Akhenaten (“glory of the Aten”) changed his name to honour Aten (“One god” represented as the solar disk) in his sixth year of rule. Many see Akhenaten as the originator of monotheism by his banishment of all deities except for his chosen one. He has been seen as a precursor to the Old Testament prophets, and thus to the Abrahamic religions. Some Biblical scholars see his Hymn to Aten as the original Psalm 104 of the Old Testament [3].
‘Amehotep IV’ (Akhenaten), found in N. de G. Davies, The Rock Tombs of El Amarna, part VI, ‘The Egypt Exploration Fund’ (London, 1908).
The other possibility is that Akhenaten’s worship of Aten is derived from the Vedic system through the three generations of queens in his family that were from the Mitanni. There are parallels between his hymn and the Sūrya hymns of the Ṛgveda. For example, in both the Sun has absolute power over the lives of animals and men and it provides natural bounties while also residing in the heart of the poet. Note also that Agni is praised as Yahvah in the Ṛgveda 21 times, and Yahweh is the name of the highest divinity in the Old Testament.
...If the Vedic element was important, as is perhaps reflected in the mysticism of the Egyptian Book of the Dead, the cult of the dead and resurrection remained the most important element of the Egyptian religion. This cult continues to form the cornerstone of the three Abrahamic faiths.

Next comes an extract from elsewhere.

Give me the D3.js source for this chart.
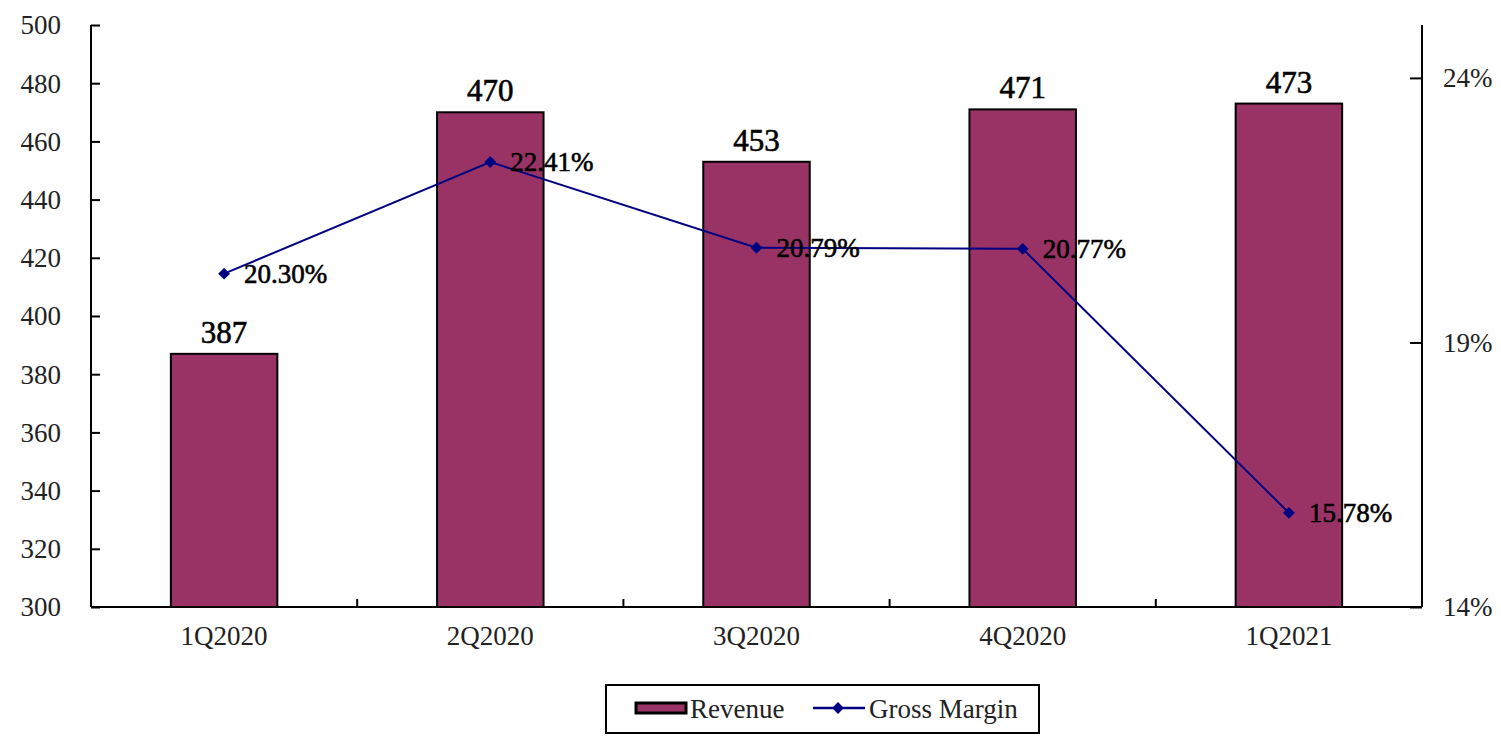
<!DOCTYPE html>
<html><head><meta charset="utf-8">
<script src="https://cdn.jsdelivr.net/npm/d3@7"></script>
<style>body{margin:0;background:#fff}svg{display:block}text{font-family:"Liberation Serif","DejaVu Serif",serif}</style>
</head><body><svg id="c" width="1501" height="737"></svg>
<script>
const categories = ["1Q2020","2Q2020","3Q2020","4Q2020","1Q2021"];
const revenue = [387, 470, 453, 471, 473];
const grossMargin = [20.30, 22.41, 20.79, 20.77, 15.78];
const leftTicks = [300,320,340,360,380,400,420,440,460,480,500];
const rightTicks = [14,19,24];

const svg = d3.select("#c");
const L = 91, R = 1422, T = 25, B = 607;
const x = d3.scaleBand().domain(categories).range([L,R]).paddingInner(0.6).paddingOuter(0.3);
const xb = d3.scaleBand().domain(categories).range([L,R]);
const yL = d3.scaleLinear().domain([300,500]).range([B,T]);
const yR = d3.scaleLinear().domain([14,25]).range([B,T]);
const tickFont = 27;

// bars
svg.selectAll("rect.bar").data(revenue).enter().append("rect")
  .attr("x",(d,i)=>x(categories[i])).attr("width",x.bandwidth())
  .attr("y",d=>yL(d)).attr("height",d=>B-yL(d))
  .attr("fill","#993366").attr("stroke","#000").attr("stroke-width",2);
svg.selectAll("text.bl").data(revenue).enter().append("text")
  .attr("x",(d,i)=>x(categories[i])+x.bandwidth()/2).attr("y",d=>yL(d)-11)
  .attr("text-anchor","middle").attr("font-size",31).attr("fill","#000")
  .attr("stroke","#000").attr("stroke-width",0.6)
  .text(d=>d);

// axes
const gl = svg.append("g").attr("transform",`translate(${L},0)`)
  .call(d3.axisRight(yL).tickValues(leftTicks).tickSize(9).tickFormat(""));
gl.select(".domain").remove();
svg.append("line").attr("x1",L).attr("x2",L).attr("y1",T).attr("y2",B).attr("stroke","#000").attr("stroke-width",2);
gl.selectAll("line").attr("stroke","#000").attr("stroke-width",2);
svg.selectAll("text.lt").data(leftTicks).enter().append("text")
  .attr("x",61).attr("y",d=>yL(d)).attr("dy","0.35em").attr("text-anchor","end")
  .attr("font-size",tickFont).attr("fill","#222").text(d=>d);

const gr = svg.append("g").attr("transform",`translate(${R},0)`)
  .call(d3.axisLeft(yR).tickValues(rightTicks).tickSize(12).tickFormat(""));
gr.select(".domain").remove();
gr.selectAll("line").attr("stroke","#000").attr("stroke-width",2);
svg.append("line").attr("x1",R).attr("x2",R).attr("y1",T).attr("y2",B).attr("stroke","#000").attr("stroke-width",2);
svg.selectAll("text.rt").data(rightTicks).enter().append("text")
  .attr("x",1443).attr("y",d=>yR(d)).attr("dy","0.35em").attr("text-anchor","start")
  .attr("font-size",tickFont).attr("fill","#222").text(d=>d+"%");

// x axis
svg.append("line").attr("x1",L).attr("x2",R).attr("y1",B).attr("y2",B).attr("stroke","#000").attr("stroke-width",2);
svg.selectAll("line.xt").data(categories.slice(1)).enter().append("line")
  .attr("x1",d=>xb(d)).attr("x2",d=>xb(d)).attr("y1",B).attr("y2",B-8).attr("stroke","#000").attr("stroke-width",2);
svg.selectAll("text.xl").data(categories).enter().append("text")
  .attr("x",d=>xb(d)+xb.bandwidth()/2).attr("y",636).attr("dy","0.35em").attr("text-anchor","middle")
  .attr("font-size",tickFont).attr("fill","#222").text(d=>d);

// line
const cx = i => xb(categories[i])+xb.bandwidth()/2;
const line = d3.line().x((d,i)=>cx(i)).y(d=>yR(d));
svg.append("path").datum(grossMargin).attr("d",line).attr("fill","none").attr("stroke","#000080").attr("stroke-width",2);
const diamond = d3.symbol().type(d3.symbolSquare).size(70);
svg.selectAll("path.m").data(grossMargin).enter().append("path")
  .attr("d",diamond).attr("transform",(d,i)=>`translate(${cx(i)},${yR(d)}) rotate(45)`).attr("fill","#000080");
svg.selectAll("text.ml").data(grossMargin).enter().append("text")
  .attr("x",(d,i)=>cx(i)+20).attr("y",d=>yR(d)).attr("dy","0.35em")
  .attr("font-size",27).attr("fill","#000").attr("stroke","#000").attr("stroke-width",0.6)
  .text(d=>d.toFixed(2)+"%");

// legend
const lg = svg.append("g");
lg.append("rect").attr("x",606).attr("y",685).attr("width",433).attr("height",48).attr("fill","#fff").attr("stroke","#000").attr("stroke-width",2);
lg.append("rect").attr("x",636).attr("y",703).attr("width",50).attr("height",10).attr("fill","#993366").attr("stroke","#000").attr("stroke-width",3);
lg.append("text").attr("x",690).attr("y",709).attr("dy","0.35em").attr("font-size",tickFont).attr("fill","#222").text("Revenue");
lg.append("line").attr("x1",813).attr("x2",865).attr("y1",708).attr("y2",708).attr("stroke","#000080").attr("stroke-width",2.5);
lg.append("path").attr("d",diamond).attr("transform","translate(838,708) rotate(45)").attr("fill","#000080");
lg.append("text").attr("x",869).attr("y",709).attr("dy","0.35em").attr("font-size",tickFont).attr("fill","#222").text("Gross Margin");
</script></body></html>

The Vedic presence via the Mitanni in Egypt and the Near East occurs several centuries before the exodus of the Jews. This presence is sure to have left its mark in various customs, traditions, and beliefs. It may be that this encounter explains uncanny similarities in mythology and ritual, such as circumambulation around a rock, the use of a rosary of 108 beads, (or the idea of 33 gods in pre-Abrahamic traditions). These practices are easily understandable within the Vedic system, whereas they are remembered as commandments to be believed without understanding in the Western faiths. [4]

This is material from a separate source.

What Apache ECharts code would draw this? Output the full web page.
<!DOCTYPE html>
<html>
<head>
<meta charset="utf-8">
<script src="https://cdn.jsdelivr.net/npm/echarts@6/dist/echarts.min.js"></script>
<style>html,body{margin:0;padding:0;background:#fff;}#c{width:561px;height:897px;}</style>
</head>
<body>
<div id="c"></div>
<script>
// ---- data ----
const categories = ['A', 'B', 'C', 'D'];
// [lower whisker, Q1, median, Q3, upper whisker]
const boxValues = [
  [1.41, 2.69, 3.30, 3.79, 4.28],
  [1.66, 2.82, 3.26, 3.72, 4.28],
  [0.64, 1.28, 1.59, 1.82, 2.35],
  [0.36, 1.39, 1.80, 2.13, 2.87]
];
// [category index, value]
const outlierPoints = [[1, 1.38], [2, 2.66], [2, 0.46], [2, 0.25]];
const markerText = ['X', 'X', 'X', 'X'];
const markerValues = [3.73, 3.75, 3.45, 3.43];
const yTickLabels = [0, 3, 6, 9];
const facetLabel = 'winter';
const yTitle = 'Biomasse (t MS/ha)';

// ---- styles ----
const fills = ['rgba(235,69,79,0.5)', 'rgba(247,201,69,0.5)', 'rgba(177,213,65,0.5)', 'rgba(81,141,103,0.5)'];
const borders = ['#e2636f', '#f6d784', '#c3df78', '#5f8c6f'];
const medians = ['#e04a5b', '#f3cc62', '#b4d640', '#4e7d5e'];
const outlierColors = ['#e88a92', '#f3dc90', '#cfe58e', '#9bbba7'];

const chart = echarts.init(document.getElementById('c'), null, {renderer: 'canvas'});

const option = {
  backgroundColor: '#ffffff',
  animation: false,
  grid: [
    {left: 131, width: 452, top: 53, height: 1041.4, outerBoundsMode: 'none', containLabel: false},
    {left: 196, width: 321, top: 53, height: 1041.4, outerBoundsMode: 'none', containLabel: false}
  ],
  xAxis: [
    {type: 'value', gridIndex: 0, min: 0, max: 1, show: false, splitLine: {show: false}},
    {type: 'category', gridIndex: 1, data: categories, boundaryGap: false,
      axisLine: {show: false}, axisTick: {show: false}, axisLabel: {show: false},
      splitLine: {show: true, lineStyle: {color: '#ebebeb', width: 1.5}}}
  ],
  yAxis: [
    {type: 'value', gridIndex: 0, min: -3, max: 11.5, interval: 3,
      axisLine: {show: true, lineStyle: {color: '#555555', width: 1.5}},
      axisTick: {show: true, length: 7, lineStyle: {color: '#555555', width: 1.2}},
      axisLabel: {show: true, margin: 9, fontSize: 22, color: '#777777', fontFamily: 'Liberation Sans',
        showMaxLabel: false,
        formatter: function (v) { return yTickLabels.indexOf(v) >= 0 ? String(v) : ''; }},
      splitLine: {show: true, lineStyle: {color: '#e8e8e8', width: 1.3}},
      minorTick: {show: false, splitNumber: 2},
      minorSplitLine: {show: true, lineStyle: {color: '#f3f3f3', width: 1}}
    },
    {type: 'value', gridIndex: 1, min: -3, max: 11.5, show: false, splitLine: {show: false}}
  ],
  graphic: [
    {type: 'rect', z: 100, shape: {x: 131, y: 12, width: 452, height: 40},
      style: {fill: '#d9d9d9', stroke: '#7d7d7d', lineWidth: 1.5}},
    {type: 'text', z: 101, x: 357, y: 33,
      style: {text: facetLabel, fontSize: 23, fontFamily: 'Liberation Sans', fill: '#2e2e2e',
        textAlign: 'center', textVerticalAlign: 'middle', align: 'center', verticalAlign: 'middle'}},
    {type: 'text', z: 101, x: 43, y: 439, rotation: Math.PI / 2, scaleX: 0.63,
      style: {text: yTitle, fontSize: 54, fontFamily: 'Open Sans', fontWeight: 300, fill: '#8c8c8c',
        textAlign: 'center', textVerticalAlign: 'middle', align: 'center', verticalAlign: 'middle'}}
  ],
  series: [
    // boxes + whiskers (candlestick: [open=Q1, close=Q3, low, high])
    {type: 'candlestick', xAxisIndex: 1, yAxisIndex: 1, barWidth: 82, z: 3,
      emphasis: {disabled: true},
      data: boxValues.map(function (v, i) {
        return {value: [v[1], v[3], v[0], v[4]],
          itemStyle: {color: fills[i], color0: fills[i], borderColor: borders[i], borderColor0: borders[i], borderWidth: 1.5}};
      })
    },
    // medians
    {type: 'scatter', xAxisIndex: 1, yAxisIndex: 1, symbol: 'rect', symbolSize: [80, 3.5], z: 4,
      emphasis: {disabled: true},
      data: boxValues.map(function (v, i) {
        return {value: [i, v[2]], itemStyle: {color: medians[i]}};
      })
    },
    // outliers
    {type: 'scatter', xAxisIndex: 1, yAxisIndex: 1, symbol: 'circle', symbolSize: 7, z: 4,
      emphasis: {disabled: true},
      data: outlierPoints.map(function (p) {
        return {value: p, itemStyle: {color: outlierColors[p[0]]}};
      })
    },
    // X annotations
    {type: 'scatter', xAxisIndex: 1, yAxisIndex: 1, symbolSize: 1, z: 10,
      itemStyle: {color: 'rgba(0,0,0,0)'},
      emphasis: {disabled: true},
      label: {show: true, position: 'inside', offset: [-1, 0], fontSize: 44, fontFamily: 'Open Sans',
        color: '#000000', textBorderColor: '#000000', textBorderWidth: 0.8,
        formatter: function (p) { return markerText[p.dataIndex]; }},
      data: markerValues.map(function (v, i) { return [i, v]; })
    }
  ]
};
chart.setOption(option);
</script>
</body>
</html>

Sigmund Freud in his essay, Moses and Monotheism (1937) proposes that Moses was an Egyptian linked to the court of Akhenaten. In defence of this proposal he argued that the Hebrew word for “Lord,” “Adonai,” becomes “Aten” when the letters are written in Egyptian. [5]
The memory of India’s interaction with Egypt persisted within the Indo-Iranian world. The Iranian scholar Al-Biruni (973-1048), speaking of chariots of war in his book Tarikh Al-Hind, mentions the Greek claim that they were the first to use them and insists they are wrong because the chariots were already invented by Aphrodisios the Hindu, when he ruled over Egypt, about 900 years after the deluge. [6]
If the Vedic element was important, as is perhaps reflected in the mysticism of the Egyptian Book of the Dead, the cult of the dead and resurrection remained the most important element of the Egyptian religion. This cult continues to form the cornerstone of the three Abrahamic faiths.